Material:
** start **

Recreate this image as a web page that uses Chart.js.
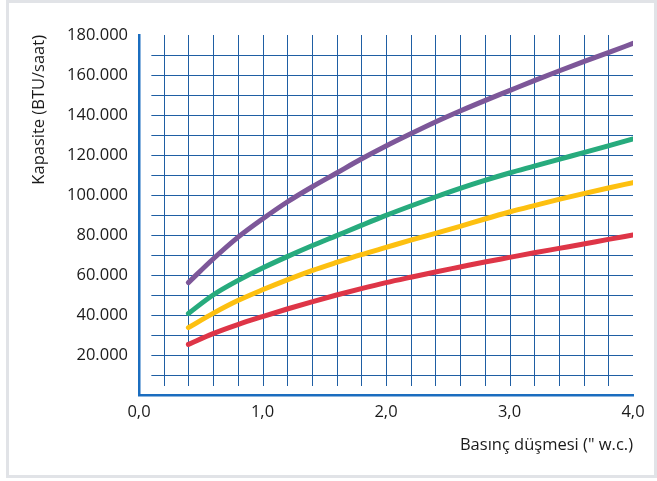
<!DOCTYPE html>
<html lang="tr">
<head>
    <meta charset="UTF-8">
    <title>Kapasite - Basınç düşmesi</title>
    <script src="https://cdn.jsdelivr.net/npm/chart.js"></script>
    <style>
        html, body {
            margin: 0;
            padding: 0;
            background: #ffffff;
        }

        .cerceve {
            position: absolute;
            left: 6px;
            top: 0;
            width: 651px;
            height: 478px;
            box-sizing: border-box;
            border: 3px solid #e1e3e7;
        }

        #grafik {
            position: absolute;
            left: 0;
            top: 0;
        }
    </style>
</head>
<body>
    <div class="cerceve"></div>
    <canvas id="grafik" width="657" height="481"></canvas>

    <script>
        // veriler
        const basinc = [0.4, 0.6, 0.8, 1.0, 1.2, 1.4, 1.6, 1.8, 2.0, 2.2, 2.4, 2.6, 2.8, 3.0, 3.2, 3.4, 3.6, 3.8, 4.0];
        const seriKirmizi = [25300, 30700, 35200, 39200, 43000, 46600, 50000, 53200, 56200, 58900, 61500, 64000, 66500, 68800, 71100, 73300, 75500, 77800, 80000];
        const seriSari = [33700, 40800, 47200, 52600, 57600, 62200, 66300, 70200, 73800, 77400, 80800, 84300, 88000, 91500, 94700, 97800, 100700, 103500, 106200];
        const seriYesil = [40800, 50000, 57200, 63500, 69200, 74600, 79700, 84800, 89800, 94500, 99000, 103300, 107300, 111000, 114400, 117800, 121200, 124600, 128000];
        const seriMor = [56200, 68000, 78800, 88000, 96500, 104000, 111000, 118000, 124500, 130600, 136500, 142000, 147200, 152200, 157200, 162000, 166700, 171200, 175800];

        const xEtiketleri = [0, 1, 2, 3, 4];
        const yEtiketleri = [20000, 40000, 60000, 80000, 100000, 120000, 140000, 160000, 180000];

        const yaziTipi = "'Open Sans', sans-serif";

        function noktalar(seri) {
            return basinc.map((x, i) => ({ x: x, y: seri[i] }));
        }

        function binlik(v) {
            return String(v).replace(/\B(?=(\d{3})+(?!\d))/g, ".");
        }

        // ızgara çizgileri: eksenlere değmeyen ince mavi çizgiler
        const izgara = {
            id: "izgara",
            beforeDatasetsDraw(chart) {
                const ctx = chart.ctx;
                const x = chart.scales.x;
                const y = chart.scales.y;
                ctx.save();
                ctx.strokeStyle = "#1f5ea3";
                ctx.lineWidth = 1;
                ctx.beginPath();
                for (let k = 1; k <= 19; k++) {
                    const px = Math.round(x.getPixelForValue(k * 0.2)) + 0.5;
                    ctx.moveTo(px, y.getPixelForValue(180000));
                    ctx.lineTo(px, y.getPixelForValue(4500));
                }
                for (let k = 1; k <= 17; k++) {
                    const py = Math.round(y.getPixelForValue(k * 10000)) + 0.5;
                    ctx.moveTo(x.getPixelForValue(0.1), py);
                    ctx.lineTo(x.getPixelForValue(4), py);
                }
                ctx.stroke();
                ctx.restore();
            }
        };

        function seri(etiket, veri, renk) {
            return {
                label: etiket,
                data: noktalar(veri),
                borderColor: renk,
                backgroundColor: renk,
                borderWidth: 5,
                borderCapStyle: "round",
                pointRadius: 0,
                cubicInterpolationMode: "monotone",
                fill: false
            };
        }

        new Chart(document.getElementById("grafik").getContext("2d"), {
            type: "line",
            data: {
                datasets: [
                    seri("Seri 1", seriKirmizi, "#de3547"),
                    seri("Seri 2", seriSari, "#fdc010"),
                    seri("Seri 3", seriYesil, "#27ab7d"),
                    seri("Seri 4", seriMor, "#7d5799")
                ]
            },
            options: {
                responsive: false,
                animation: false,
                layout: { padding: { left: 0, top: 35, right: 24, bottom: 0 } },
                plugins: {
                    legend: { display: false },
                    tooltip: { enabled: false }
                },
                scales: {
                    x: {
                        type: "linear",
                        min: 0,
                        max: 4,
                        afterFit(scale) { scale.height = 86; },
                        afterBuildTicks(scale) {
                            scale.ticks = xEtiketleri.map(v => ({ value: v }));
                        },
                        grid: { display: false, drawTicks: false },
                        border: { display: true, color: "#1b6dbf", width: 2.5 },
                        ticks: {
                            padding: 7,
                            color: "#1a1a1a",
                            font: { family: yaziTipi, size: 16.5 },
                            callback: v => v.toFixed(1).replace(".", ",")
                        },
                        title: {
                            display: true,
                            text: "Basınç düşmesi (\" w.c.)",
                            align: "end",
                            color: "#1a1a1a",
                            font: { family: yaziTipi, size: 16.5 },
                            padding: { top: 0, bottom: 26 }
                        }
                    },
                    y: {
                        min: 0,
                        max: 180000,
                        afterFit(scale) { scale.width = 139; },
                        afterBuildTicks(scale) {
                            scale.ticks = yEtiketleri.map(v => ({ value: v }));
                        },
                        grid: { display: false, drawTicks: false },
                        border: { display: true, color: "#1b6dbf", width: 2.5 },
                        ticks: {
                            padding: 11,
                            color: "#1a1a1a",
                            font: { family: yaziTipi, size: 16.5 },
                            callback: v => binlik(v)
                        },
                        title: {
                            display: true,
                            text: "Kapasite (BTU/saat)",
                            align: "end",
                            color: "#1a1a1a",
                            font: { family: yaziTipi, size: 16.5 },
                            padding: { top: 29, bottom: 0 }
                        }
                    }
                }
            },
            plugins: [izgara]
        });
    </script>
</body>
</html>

** end **

What this task involves: Skipping the pictures, transcribe each line above exactly as it appears.

Answer below:
Recreate this image as a web page that uses Chart.js.
<!DOCTYPE html>
<html lang="tr">
<head>
    <meta charset="UTF-8">
    <title>Kapasite - Basınç düşmesi</title>
    <script src="https://cdn.jsdelivr.net/npm/chart.js"></script>
    <style>
        html, body {
            margin: 0;
            padding: 0;
            background: #ffffff;
        }

        .cerceve {
            position: absolute;
            left: 6px;
            top: 0;
            width: 651px;
            height: 478px;
            box-sizing: border-box;
            border: 3px solid #e1e3e7;
        }

        #grafik {
            position: absolute;
            left: 0;
            top: 0;
        }
    </style>
</head>
<body>
    <div class="cerceve"></div>
    <canvas id="grafik" width="657" height="481"></canvas>

    <script>
        // veriler
        const basinc = [0.4, 0.6, 0.8, 1.0, 1.2, 1.4, 1.6, 1.8, 2.0, 2.2, 2.4, 2.6, 2.8, 3.0, 3.2, 3.4, 3.6, 3.8, 4.0];
        const seriKirmizi = [25300, 30700, 35200, 39200, 43000, 46600, 50000, 53200, 56200, 58900, 61500, 64000, 66500, 68800, 71100, 73300, 75500, 77800, 80000];
        const seriSari = [33700, 40800, 47200, 52600, 57600, 62200, 66300, 70200, 73800, 77400, 80800, 84300, 88000, 91500, 94700, 97800, 100700, 103500, 106200];
        const seriYesil = [40800, 50000, 57200, 63500, 69200, 74600, 79700, 84800, 89800, 94500, 99000, 103300, 107300, 111000, 114400, 117800, 121200, 124600, 128000];
        const seriMor = [56200, 68000, 78800, 88000, 96500, 104000, 111000, 118000, 124500, 130600, 136500, 142000, 147200, 152200, 157200, 162000, 166700, 171200, 175800];

        const xEtiketleri = [0, 1, 2, 3, 4];
        const yEtiketleri = [20000, 40000, 60000, 80000, 100000, 120000, 140000, 160000, 180000];

        const yaziTipi = "'Open Sans', sans-serif";

        function noktalar(seri) {
            return basinc.map((x, i) => ({ x: x, y: seri[i] }));
        }

        function binlik(v) {
            return String(v).replace(/\B(?=(\d{3})+(?!\d))/g, ".");
        }

        // ızgara çizgileri: eksenlere değmeyen ince mavi çizgiler
        const izgara = {
            id: "izgara",
            beforeDatasetsDraw(chart) {
                const ctx = chart.ctx;
                const x = chart.scales.x;
                const y = chart.scales.y;
                ctx.save();
                ctx.strokeStyle = "#1f5ea3";
                ctx.lineWidth = 1;
                ctx.beginPath();
                for (let k = 1; k <= 19; k++) {
                    const px = Math.round(x.getPixelForValue(k * 0.2)) + 0.5;
                    ctx.moveTo(px, y.getPixelForValue(180000));
                    ctx.lineTo(px, y.getPixelForValue(4500));
                }
                for (let k = 1; k <= 17; k++) {
                    const py = Math.round(y.getPixelForValue(k * 10000)) + 0.5;
                    ctx.moveTo(x.getPixelForValue(0.1), py);
                    ctx.lineTo(x.getPixelForValue(4), py);
                }
                ctx.stroke();
                ctx.restore();
            }
        };

        function seri(etiket, veri, renk) {
            return {
                label: etiket,
                data: noktalar(veri),
                borderColor: renk,
                backgroundColor: renk,
                borderWidth: 5,
                borderCapStyle: "round",
                pointRadius: 0,
                cubicInterpolationMode: "monotone",
                fill: false
            };
        }

        new Chart(document.getElementById("grafik").getContext("2d"), {
            type: "line",
            data: {
                datasets: [
                    seri("Seri 1", seriKirmizi, "#de3547"),
                    seri("Seri 2", seriSari, "#fdc010"),
                    seri("Seri 3", seriYesil, "#27ab7d"),
                    seri("Seri 4", seriMor, "#7d5799")
                ]
            },
            options: {
                responsive: false,
                animation: false,
                layout: { padding: { left: 0, top: 35, right: 24, bottom: 0 } },
                plugins: {
                    legend: { display: false },
                    tooltip: { enabled: false }
                },
                scales: {
                    x: {
                        type: "linear",
                        min: 0,
                        max: 4,
                        afterFit(scale) { scale.height = 86; },
                        afterBuildTicks(scale) {
                            scale.ticks = xEtiketleri.map(v => ({ value: v }));
                        },
                        grid: { display: false, drawTicks: false },
                        border: { display: true, color: "#1b6dbf", width: 2.5 },
                        ticks: {
                            padding: 7,
                            color: "#1a1a1a",
                            font: { family: yaziTipi, size: 16.5 },
                            callback: v => v.toFixed(1).replace(".", ",")
                        },
                        title: {
                            display: true,
                            text: "Basınç düşmesi (\" w.c.)",
                            align: "end",
                            color: "#1a1a1a",
                            font: { family: yaziTipi, size: 16.5 },
                            padding: { top: 0, bottom: 26 }
                        }
                    },
                    y: {
                        min: 0,
                        max: 180000,
                        afterFit(scale) { scale.width = 139; },
                        afterBuildTicks(scale) {
                            scale.ticks = yEtiketleri.map(v => ({ value: v }));
                        },
                        grid: { display: false, drawTicks: false },
                        border: { display: true, color: "#1b6dbf", width: 2.5 },
                        ticks: {
                            padding: 11,
                            color: "#1a1a1a",
                            font: { family: yaziTipi, size: 16.5 },
                            callback: v => binlik(v)
                        },
                        title: {
                            display: true,
                            text: "Kapasite (BTU/saat)",
                            align: "end",
                            color: "#1a1a1a",
                            font: { family: yaziTipi, size: 16.5 },
                            padding: { top: 29, bottom: 0 }
                        }
                    }
                }
            },
            plugins: [izgara]
        });
    </script>
</body>
</html>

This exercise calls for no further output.